Recently we discovered another way to map the CUSIP to CIK and after extensive testing are confident in the mappings we generate.  Because of this we have started processing the 13F-HR reports.

What we are doing is aggregating all of the data by report quarter and issuer.  The SEC requires institutional investors with more than $100 million in securities under management to disclose their holdings in the 13F within 45 calendar days after the end of the quarter.  We are parsing all filings made within each window and then combining the data for each individual issuer from all of the filings into one single report.  So a report for say Conagra for the 4th quarter of 2018 will be available soon after February 15, 2019 (the deadline for the report).  Of course we expect to have to periodically update these summary reports when amendments are filed by the managers.

Our platform already provides access to the beneficial ownership data as reported in the DEF 14A/10-K.  The institutional ownership data complements the beneficial ownership table because the beneficial ownership table only contains details about owners of more than 10% of the equity and the ownership of directors and officers.  The beneficial owners of 10% are a subset of the institutional ownership reported in the proxy.  For example, CAG’s DEF 14A reports only two beneficial owners (other than management) Blackrock and Vanguard with a total of 74 million shares.  Our analysis of the 13F filings shows total holdings by institutions to be approximately 305 million shares for the 6/30 quarter.  This is almost a 4 fold increase and it also represents more than 75% of the approximately 390 million shares outstanding as of the end of June 2018.
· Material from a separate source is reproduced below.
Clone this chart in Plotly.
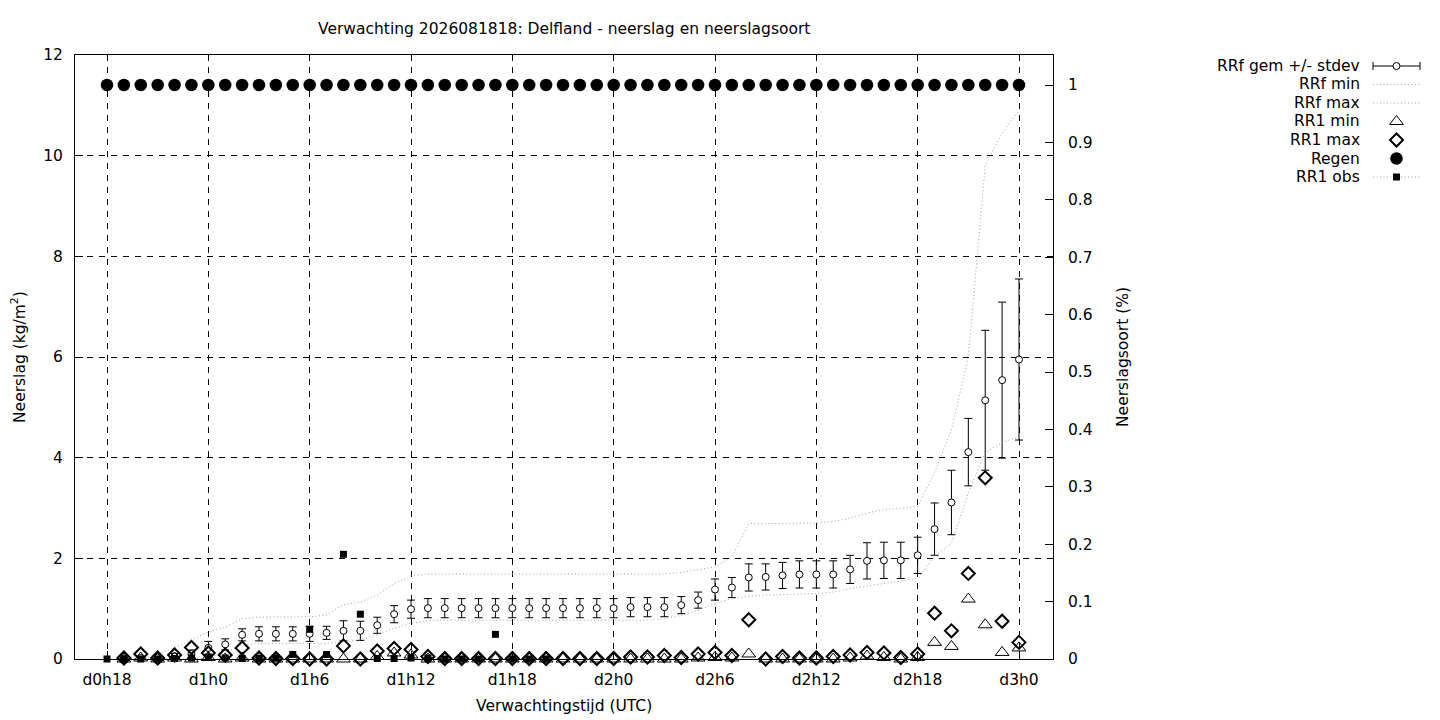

By combining the data from our beneficial ownership tables for directors and officers with the institutional ownership reports we are starting to generate our users will have better measures of  these important characteristics of the distribution of equity.

I think we should have a pilot of the institutional ownership data available before the middle of October.  You will know this data is available by starting the application and using the Extraction\Preprocessed feature.  When the pilot data is available there will be a new entry 13F_PILOT in the Data Tables listing.

If you would like to dive into one of the files while we are completing our final testing please send me an email and I will make one available (for our clients only).


Pilot Test of Ownership Data Over – The Real ‘Stuff’ Now Loading

On August 3rd we loaded a test run of ownership data.  Our initial focus was roughly the S&P 500 for the period from 2013 to 2017.  We had some feedback on the initial data load and made some changes to the way the columns are displayed and ordered.  We also added some additional fields (including the ACCESSION-NUMBER) of the filings so that you can more easily explore the original source file if you have questions about the data.

Friday we took down the initial data and started loading replacement data with new columns and more CIKs.  We have approximately 8,000 CIKs and data going back to 2008 in the loading process that is running right now.  This is massive (it represents normalized data from more than 1,500,000 ownership filings.  Again – the data is organized by ISSUER – YEAR.   The data in each ISSUER – YEAR file is sorted by RPTOWNERCIK – FILING DATE.

We have preserved all of the footnotes and their association with individual data items.  Each row represents either a NONDERIVATIVE TRANSACTION, NONDERIVATIVE HOLDING, DERIVATIVE TRANSACTION, DERIVATIVE HOLDING or a REMARK.  The datatype for the row is indicated by the value reported in the datatype column.

The full load may take the balance of this week.  We will then identify any missing CIKs and fill in the data back to 2003.